Sorti discrètement sur les plateformes ADN et Crunchyroll fin mars 2021, Joran : The princess of snow and blood, scénarisé par Rika Nezu et Kunihiko Okada, est une histoire originale fortement inspirée (jusque dans le nom) des gekiga telle Lady Snowblood de Kazuo Koike. Ainsi, au fil des 12 épisodes, vengeance sanglante et trahisons se succèdent au fil du sabre de Sawa Yukimura. 

Japon 1931, le shogunat Tokugawa règne en maître sur un empire fermé sur lui-même. La restauration de l’ère Meiji n’a pas vraiment eu lieu et une nouvelle énergie, la « veine du dragon », permet au pouvoir de tenir en respect les nations étrangères comme l’Angleterre, qui, comme à son habitude, ne cesse de manigancer. Pourtant, les contestations dans la population se multiplient et la révolte gronde, chaque fois plus sauvagement réprimée. Mais ce qui inquiète le gouvernement, ce sont les agissements de Janome, un scientifique aux vues malsaines qui conçoit des chimères mi-humaines mi-animales. C’est là qu’intervient la beauté fatale Sawa Yukimura.

Un fidèle assassin… 

Sawa Yukimura est une Nue (prononcer nué), une experte en assassinat membre d’un groupuscule secret au service du Shoguna Tokugawa toujours en place. Dotée d’un sang bleu particulier qui lui permet de décupler sa force, son endurance et sa régénération lorsqu’elle entre en résonance avec son corbeau Nana, elle prend ainsi une forme rappelant les shinigami (dieux de la mort japonais). Elle est en effet la dernière survivante d’un clan pacifiste exterminé dix ans auparavant. Depuis, elle enchaîne les missions contre les dissidents au régime. Froide et distante avec tout le monde, même ses collègues ou sa petite sœur Asahi, elle suit aveuglément les ordres de Jin Kuzuhara qui l’a sauvée, accueillie et formée. 

… En quête de vengeance

Outre sa loyauté envers Jin Kuzuhara, ce qui motive réellement Yukimura est sa soif de vengeance. Chaque mission la rapproche de Janome, le scientifique dissident responsable de la mort de sa famille et de son clan. Janome, obsédé par les pouvoirs du sang bleu, n’a pas hésité à pratiquer au fil des ans un grand nombre d’expériences abjectes sur des cobayes humains.
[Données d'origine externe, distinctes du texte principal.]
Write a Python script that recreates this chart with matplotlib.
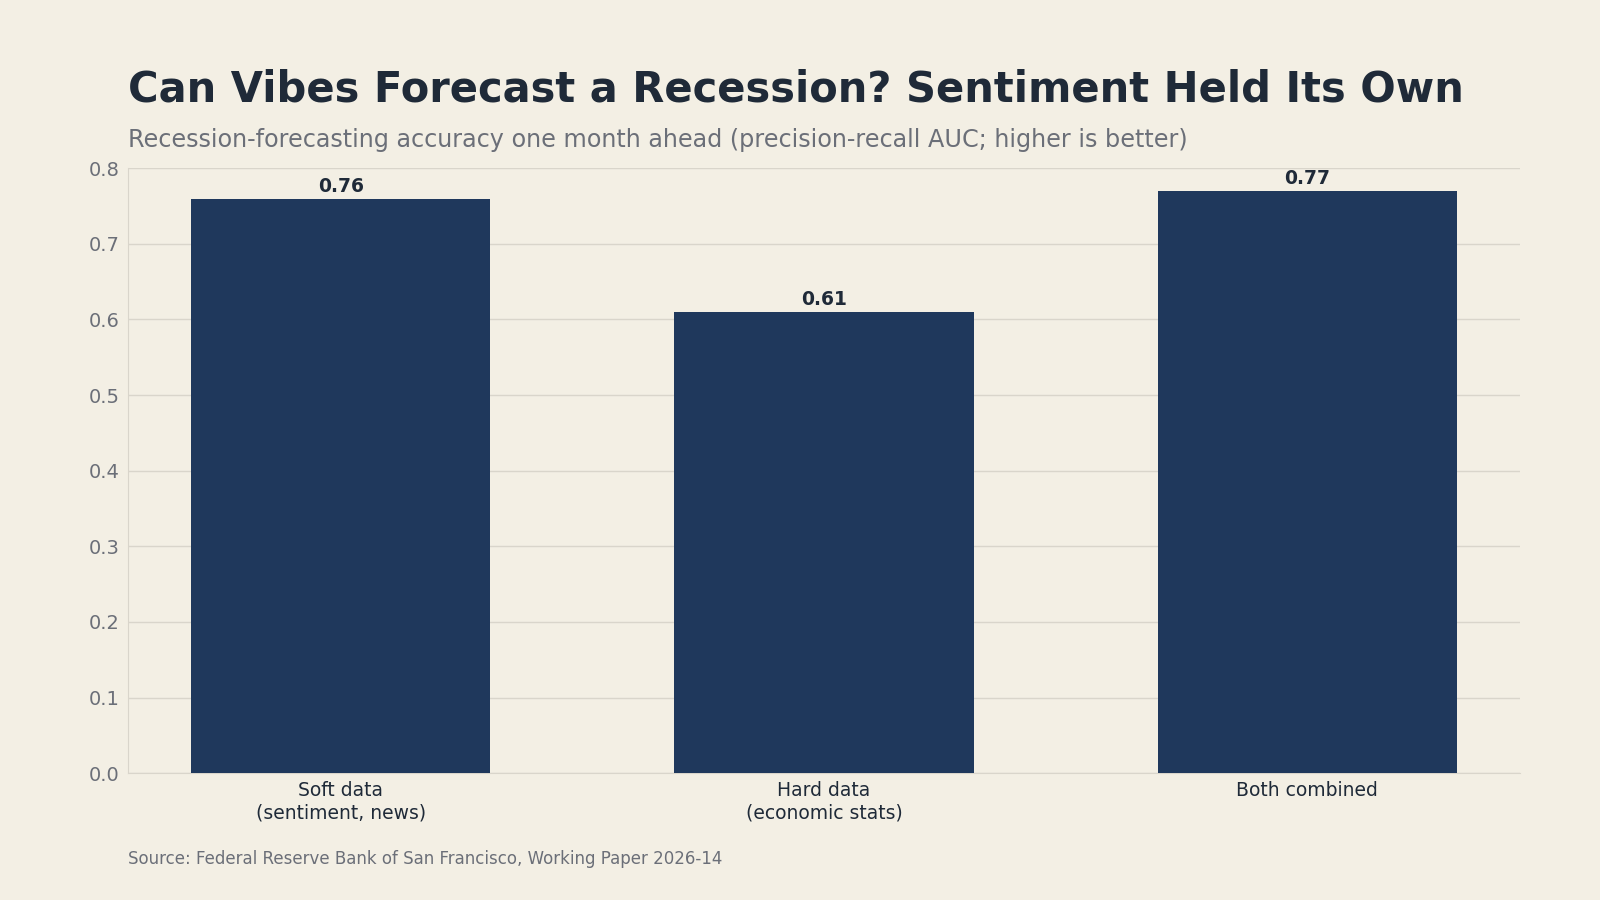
import numpy as np
import matplotlib.pyplot as plt

plt.rcParams['font.family'] = ['DejaVu Sans']

categories = ['Soft data\n(sentiment, news)', 'Hard data\n(economic stats)', 'Both combined']
auc = [0.76, 0.61, 0.77]
yticks = [0.0, 0.1, 0.2, 0.3, 0.4, 0.5, 0.6, 0.7, 0.8]

bg = '#f3efe4'
navy = '#1f385c'
dark = '#1f2a38'
grey = '#6b6f78'
gridc = '#d9d5cb'

fig = plt.figure(figsize=(16, 9), dpi=100, facecolor=bg)
ax = fig.add_axes([0.080, 0.141, 0.870, 0.672])
ax.set_facecolor(bg)

index = np.arange(len(categories))
bars = ax.bar(index, auc, 0.62, color=navy, zorder=3)
for b, v in zip(bars, auc):
    ax.text(b.get_x() + b.get_width() / 2, v + 0.004, '%.2f' % v,
            ha='center', va='bottom', fontsize=13.5, fontweight='bold', color=dark)

ax.set_xlim(-0.44, 2.44)
ax.set_ylim(0, 0.8)
ax.set_yticks(yticks)
ax.set_yticklabels(['%.1f' % t for t in yticks], fontsize=14, color=grey)
ax.set_xticks(index)
ax.set_xticklabels(categories, fontsize=13.5, color=dark)
ax.tick_params(length=0, pad=6)
ax.grid(axis='y', color=gridc, linewidth=1, zorder=0)
for s in ['top', 'right']:
    ax.spines[s].set_visible(False)
for s in ['left', 'bottom']:
    ax.spines[s].set_color(gridc)

fig.text(0.080, 0.900, 'Can Vibes Forecast a Recession? Sentiment Held Its Own',
         fontsize=30, fontweight='bold', color=dark, va='center', ha='left')
fig.text(0.080, 0.844, 'Recession-forecasting accuracy one month ahead (precision-recall AUC; higher is better)',
         fontsize=17.2, color=grey, va='center', ha='left')
fig.text(0.080, 0.045, 'Source: Federal Reserve Bank of San Francisco, Working Paper 2026-14',
         fontsize=12, color=grey, va='center', ha='left')

plt.savefig('out.png', dpi=100, facecolor=bg)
Il est proche de découvrir comment transférer les capacités du sang du clan de Yukimura à d’autres personnes, ce qui déstabiliserait le pouvoir en place, déjà bien contesté. 

Après des premiers épisodes assez classiques, le scénario fait un virage intéressant qui permet d’explorer plus finement la psychologie et le passé des trois personnages principaux, les faisant gagner en épaisseur. Yukimura, la femme fatale au tempérament de glace, opère un lent glissement qui la rend plus humaine et lui fait voir la vie sous un autre angle plus lumineux, tournant peu à peu le dos au cycle de la haine et de la vengeance. Asahi, sa petite sœur adoptive au lourd passé, est particulièrement attachante et fait preuve d’une grande intelligence émotionnelle pour son jeune âge, elle est le petit soleil de la série. Enfin, le ténébreux Jin Kuzuhara révèle des motivations toutes aussi surprenantes que ses actes.

Cette histoire originale est servie par un excellent travail de l’animation et du character design. Le jeune studio Bakken Record (fondé en 2019) a fait un excellent travail de ce côté-là avec de beaux personnages, des environnements soignés et surtout des combats d’un grand dynamisme. 

Les génériques de début et de fin, interprétés par Raise a Suilen, sont très réussis et collent parfaitement à l’histoire. 

Si l’ensemble du scénario se tient de bout en bout concernant Sawa Yukimura, plusieurs éléments ébauchés comme la contestation sociale ou le rôle des anglais dans les déstabilisations du pays auraient mérité un peu plus de place, tout comme les personnages secondaires que sont Makoto Tsukishiro et Elena Hanakaze dont on ne sait finalement pas grand chose alors qu’elles ont une grande importance dans les événements. La numérotation des dossiers donnant leur nom aux épisodes est également assez obscure. Cependant, que ce soit pour la réalisation de belle facture ou l’histoire, il serait dommage de passer à côté de cette série qui use de violence pour prôner l’importance de la vie.